Les études à Alexandrie avaient été tragiquement interrompues par les persécutions d'Evergète II en 145 avant J.-C. La Bibliothèque fut conservée, ce qui constituait l'élément principal de continuité entre la période de progrès scientifique et la reprise en âge impériale. Après la persécution, la pénurie d'intellectuels était toutefois telle qu'un certain Cyda, officier des lanciers, fut nommé à la tête de la Bibliothèque, comme nous le révèle un papyrus.

L'on comprend facilement comment cette situation avait créé, à l'époque impériale, cette dépendance passive aux écrits qui s'aggraverait par la suite, et qui, parfois, sera attribuée même à la période d'or de la science alexandrine, mélangeant ainsi des climats culturels tout à fait différents.

On peut alors se demander pourquoi Marinus de Tyr et Ptolémée, tout en connaissant la méthode utilisée par Eratosthène, ne purent jamais refaire le calcul du méridien, en s'attachant en revanche à interpréter faussement les données de l'Antiquité. Ici la réponse est claire : c'était évidemment parce que, pouvant encore lire l'œuvre d'Eratosthène, ils mesuraient toute la complexité de ses relevés topographique qui n'était plus envisageables en régime de politique "coloniale".

Ce fut l'erreur de Ptolémée sur la longueur du stade qui amena Christophe Colomb, dont les connaissances géographiques étaient fondées sur la Géographie, à sous-évaluer les dimensions de la Terre.
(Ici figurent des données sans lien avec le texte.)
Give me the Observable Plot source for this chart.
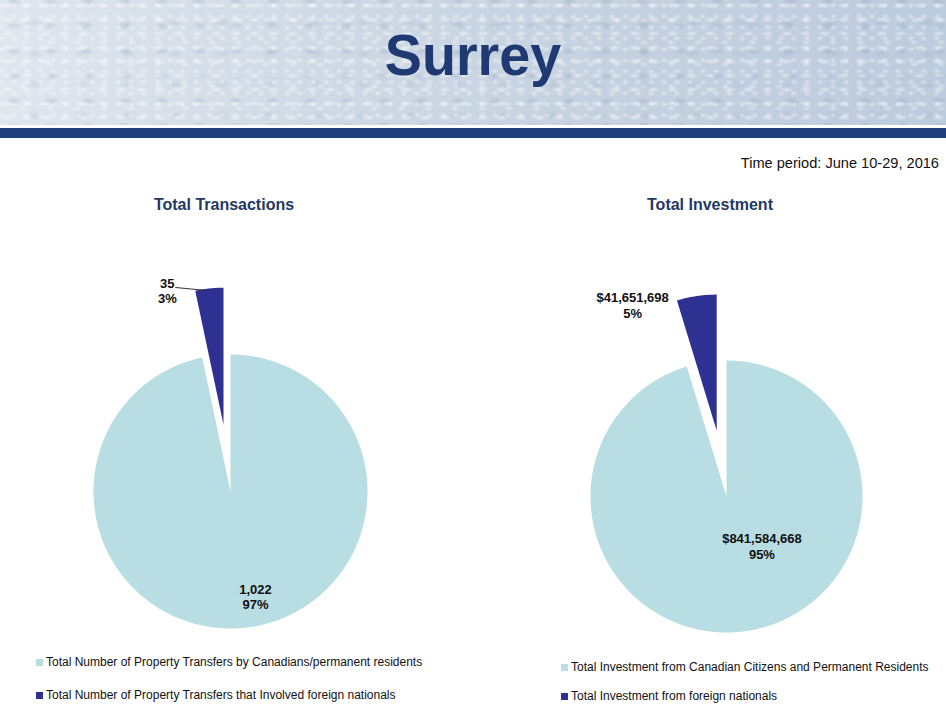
<!DOCTYPE html>
<html><head><meta charset="utf-8">
<script src="https://cdn.jsdelivr.net/npm/d3@7"></script>
<script src="https://cdn.jsdelivr.net/npm/@observablehq/plot@0.6"></script>
<style>
body{margin:0;background:#fff;font-family:"Liberation Sans",Arial,sans-serif;}
#page{position:relative;width:946px;height:714px;overflow:hidden;background:#fff;}
#banner{position:absolute;left:0;top:0;width:946px;height:125px;
background-color:#c6d3e2;
background-image:
 radial-gradient(ellipse 7px 3px at 40% 40%, rgba(255,255,255,.5), rgba(255,255,255,0) 100%),
 radial-gradient(ellipse 5px 3px at 60% 70%, rgba(255,255,255,.4), rgba(255,255,255,0) 100%),
 radial-gradient(ellipse 8px 4px at 30% 60%, rgba(110,130,165,.22), rgba(110,130,165,0) 100%),
 radial-gradient(ellipse 4px 3px at 70% 30%, rgba(255,255,255,.45), rgba(255,255,255,0) 100%),
 radial-gradient(ellipse 9px 5px at 50% 50%, rgba(130,150,180,.16), rgba(130,150,180,0) 100%),
 linear-gradient(90deg,#dfe6ee 0%,#cfd9e5 35%,#c6d2e1 60%,#bccbdd 100%);
background-size:19px 14px, 27px 22px, 37px 25px, 13px 11px, 47px 31px, 100% 100%;
background-position:0 0, 7px 5px, 3px 11px, 5px 2px, 11px 7px, 0 0;}
#band{position:absolute;left:0;top:128px;width:946px;height:10px;background:#213f7b;}
#title{position:absolute;left:0;width:946px;top:21px;text-align:center;font-weight:bold;font-size:58px;color:#1f3a72;transform:scaleX(0.96);}
#period{position:absolute;right:7px;top:155px;font-size:14.6px;color:#111;}
.ctitle{position:absolute;top:196px;font-weight:bold;font-size:16px;color:#1f3864;transform:translateX(-50%);white-space:nowrap;}
.plot{position:absolute;top:220px;}
.leg{position:absolute;font-size:12px;color:#111;white-space:nowrap;}
.leg span.sw{display:inline-block;width:7px;height:7px;margin-right:3px;vertical-align:0px;}
</style></head>
<body><div id="page">
<div id="banner"></div>
<div id="band"></div>
<div id="title"></div>
<div id="period"></div>
</div>
<script>
// ---- data ----
const pageTitle = "Surrey";
const periodText = "Time period: June 10-29, 2016";
const chartTitles = ["Total Transactions", "Total Investment"];
const transactionCategories = [
  "Total Number of Property Transfers by Canadians/permanent residents",
  "Total Number of Property Transfers that Involved foreign nationals"
];
const transactionValues = [1022, 35];
const investmentCategories = [
  "Total Investment from Canadian Citizens and Permanent Residents",
  "Total Investment from foreign nationals"
];
const investmentValues = [841584668, 41651698];
const sliceColors = ["#b8dde2", "#2e3192"];

// ---- layout ----
const page = document.getElementById("page");
document.getElementById("title").textContent = pageTitle;
document.getElementById("period").textContent = periodText;
const W = 473, H = 425;

function pie(values, categories, fmt, cfg) {
  const total = d3.sum(values);
  const r = cfg.r;
  let acc = 0;
  const slices = values.map((v, i) => {
    const a0 = acc / total * 2 * Math.PI;
    acc += v;
    const a1 = acc / total * 2 * Math.PI;
    const mid = (a0 + a1) / 2;
    const ex = cfg.explode[i];
    return {i, v, a0, a1, mid, ox: ex * Math.sin(mid), oy: ex * Math.cos(mid),
      pct: Math.round(v / total * 100) + "%", label: fmt(v), cat: categories[i]};
  });
  // polygon points for each slice (apex + arc), in unit-circle coordinates
  const pts = [];
  for (const s of slices) {
    pts.push({slice: s.i, x: s.ox, y: s.oy});
    const n = Math.max(2, Math.ceil((s.a1 - s.a0) / (Math.PI / 360)));
    for (let k = 0; k <= n; k++) {
      const a = s.a0 + (s.a1 - s.a0) * k / n;
      pts.push({slice: s.i, x: s.ox + Math.sin(a), y: s.oy + Math.cos(a)});
    }
  }
  // labels
  const labels = slices.map((s, i) => {
    const L = cfg.labels[i];
    let x, y;
    if (L.k != null) { x = L.k * Math.sin(s.mid); y = L.k * Math.cos(s.mid); }
    else { x = s.ox + Math.sin(s.mid); y = s.oy + Math.cos(s.mid); }
    return {x: x + L.dx / r, y: y - L.dy / r, text: s.label + "\n" + s.pct};
  });
  const marks = [
    Plot.line(pts, {x: "x", y: "y", z: "slice", fill: d => sliceColors[d.slice], stroke: "none", curve: "linear"}),
    Plot.text(labels, {x: "x", y: "y", text: "text", fontWeight: "bold", fontSize: 13, lineHeight: 1.22, fill: "#111", fontFamily: "Liberation Sans, Arial, sans-serif"})
  ];
  if (cfg.leader) {
    const s = slices[cfg.leader.i];
    const bx = s.ox + Math.sin(s.mid), by = s.oy + Math.cos(s.mid);
    const L = cfg.leader;
    marks.push(Plot.link([{x1: bx + L.x1 / r, y1: by - L.y1 / r, x2: bx + L.x2 / r, y2: by - L.y2 / r}],
      {x1: "x1", y1: "y1", x2: "x2", y2: "y2", stroke: "#333", strokeWidth: 1}));
  }
  const plot = Plot.plot({
    width: W, height: H,
    x: {domain: [-1, 1], range: [cfg.cx - r, cfg.cx + r], axis: null},
    y: {domain: [-1, 1], range: [cfg.cy + r, cfg.cy - r], axis: null},
    style: {background: "transparent", overflow: "visible"},
    marks
  });
  plot.classList.add("plot");
  plot.style.left = cfg.left + "px";
  page.appendChild(plot);

  const t = document.createElement("div");
  t.className = "ctitle";
  t.textContent = cfg.title;
  t.style.left = cfg.titleX + "px";
  page.appendChild(t);

  slices.forEach((s, i) => {
    const d = document.createElement("div");
    d.className = "leg";
    d.style.left = cfg.legX + "px";
    d.style.top = cfg.legY[i] + "px";
    const sw = document.createElement("span");
    sw.className = "sw";
    sw.style.background = sliceColors[i];
    d.appendChild(sw);
    d.appendChild(document.createTextNode(s.cat));
    page.appendChild(d);
  });
}

const fmtInt = d3.format(",");
const fmtMoney = v => "$" + d3.format(",")(v);

pie(transactionValues, transactionCategories, fmtInt, {
  left: 0, cx: 230, cy: 271, r: 137, explode: [0, 0.49],
  labels: [{k: 0.77, dx: 14, dy: 0}, {dx: -42, dy: 2}],
  leader: {i: 1, x1: -34, y1: -1, x2: -3, y2: 2},
  title: chartTitles[0], titleX: 224, legX: 36, legY: [655, 688]
});
pie(investmentValues, investmentCategories, fmtMoney, {
  left: 473, cx: 253, cy: 276, r: 136, explode: [0, 0.49],
  labels: [{k: 0.37, dx: 28, dy: 0}, {dx: -64, dy: 9}],
  title: chartTitles[1], titleX: 710, legX: 561, legY: [660, 689]
});
</script>
</body></html>
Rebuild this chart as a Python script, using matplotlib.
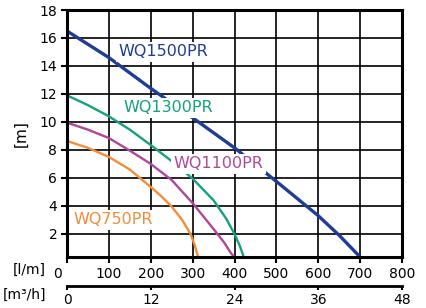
import matplotlib
matplotlib.use("Agg")
import matplotlib.pyplot as plt
import matplotlib.transforms as mtransforms

# Data (flow in l/min, head in m)
q_1500 = [0, 100, 200, 300, 400, 500, 600, 650, 700]
h_1500 = [16.5, 14.6, 12.4, 10.3, 8.15, 5.75, 3.3, 1.9, 0.35]

q_1300 = [0, 50, 100, 150, 200, 250, 300, 350, 380, 400, 412, 422]
h_1300 = [11.9, 11.2, 10.4, 9.45, 8.35, 7.2, 5.95, 4.4, 3.1, 2.0, 1.2, 0.35]

q_1100 = [0, 50, 100, 150, 200, 250, 300, 350, 375, 392, 400]
h_1100 = [9.95, 9.45, 8.85, 7.95, 7.0, 5.85, 4.2, 2.35, 1.4, 0.6, 0.35]

q_750 = [0, 50, 100, 150, 200, 225, 250, 275, 295, 305, 313]
h_750 = [8.64, 8.15, 7.5, 6.6, 5.35, 4.7, 3.95, 3.0, 2.0, 1.2, 0.35]

lpm_ticks = [0, 100, 200, 300, 400, 500, 600, 700, 800]
m3h_ticks = [0, 12, 24, 36, 48]
y_ticks = [2, 4, 6, 8, 10, 12, 14, 16, 18]

c_1500 = "#1f3c96"
c_1300 = "#16a07e"
c_1100 = "#b0469b"
c_750 = "#f58c3a"

plt.rcParams['font.family'] = ['DejaVu Sans']

fig = plt.figure(figsize=(4.26, 3.08), dpi=100)
ax = fig.add_axes([67/426, 1 - 257/308, (402-67)/426, (257-10)/308])

ax.set_xlim(0, 800)
ax.set_ylim(0.35, 18)
ax.set_xticks(lpm_ticks)
ax.set_yticks(y_ticks)
ax.grid(True, color="black", linewidth=1.2, zorder=1)
for s in ax.spines.values():
    s.set_linewidth(2.2)
    s.set_zorder(5)
ax.tick_params(axis="both", direction="out", length=4, width=1.5,
               labelsize=10, pad=3, colors="black")

ax.plot(q_1500, h_1500, color=c_1500, lw=2.4, zorder=3, solid_joinstyle="round")
ax.plot(q_1300, h_1300, color=c_1300, lw=1.7, zorder=3, solid_joinstyle="round")
ax.plot(q_1100, h_1100, color=c_1100, lw=1.7, zorder=3, solid_joinstyle="round")
ax.plot(q_750, h_750, color=c_750, lw=1.7, zorder=3, solid_joinstyle="round")

bbox = dict(facecolor="white", edgecolor="none", pad=2)
ax.text(124, 15.0, "WQ1500PR", color=c_1500, fontsize=11.5, va="center", ha="left", bbox=bbox, zorder=4)
ax.text(134, 11.0, "WQ1300PR", color=c_1300, fontsize=11.5, va="center", ha="left", bbox=bbox, zorder=4)
ax.text(255, 7.0, "WQ1100PR", color=c_1100, fontsize=11.5, va="center", ha="left", bbox=bbox, zorder=4)
ax.text(16, 3.0, "WQ750PR", color=c_750, fontsize=11.5, va="center", ha="left", bbox=bbox, zorder=4)

ax.set_ylabel("[m]", fontsize=11, labelpad=8)

# shift the "0" label of l/min axis to the left
fig.canvas.draw()
lbl0 = ax.get_xticklabels()[0]
lbl0.set_transform(lbl0.get_transform() + mtransforms.ScaledTranslation(-10/100, 0, fig.dpi_scale_trans))

# secondary axis in m3/h (separate axes, same horizontal extent)
ax2 = fig.add_axes(ax.get_position(), facecolor="none")
ax2.set_xlim(0, 48)
ax2.set_ylim(0, 1)
ax2.set_xticks(m3h_ticks)
ax2.set_yticks([])
ax2.spines["bottom"].set_position(("outward", 29 * 72 / 100))
for k in ["top", "left", "right"]:
    ax2.spines[k].set_visible(False)
ax2.spines["bottom"].set_linewidth(2.0)
ax2.tick_params(axis="x", direction="out", length=3, width=1.5, labelsize=10, pad=2)

fig.text(29/426, 1 - 270/308, "[l/m]", fontsize=10, ha="center", va="center")
fig.text(24/426, 1 - 295/308, "[m³/h]", fontsize=10, ha="center", va="center")

fig.savefig("out.png", dpi=100)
L'erreur (concernant les dimensions de la Terre et non la superficie des continents, laquelle avait été relevée avec une approximation raisonnable par Ptolémée) influença par deux fois les calculs de Colomb. Celui-ci, surévaluant l'extension en longitude de l'Eurasie, sous-évalua les degrés de longitude qui séparaient, à l'ouest, la péninsule ibérique de l'Asie ; en outre, il sous-évalua la distance linéaire correspondant à la différence de longitude ainsi établie. Il en résulta que la distance à parcourir était estimée à environ la moitié de la distance effective.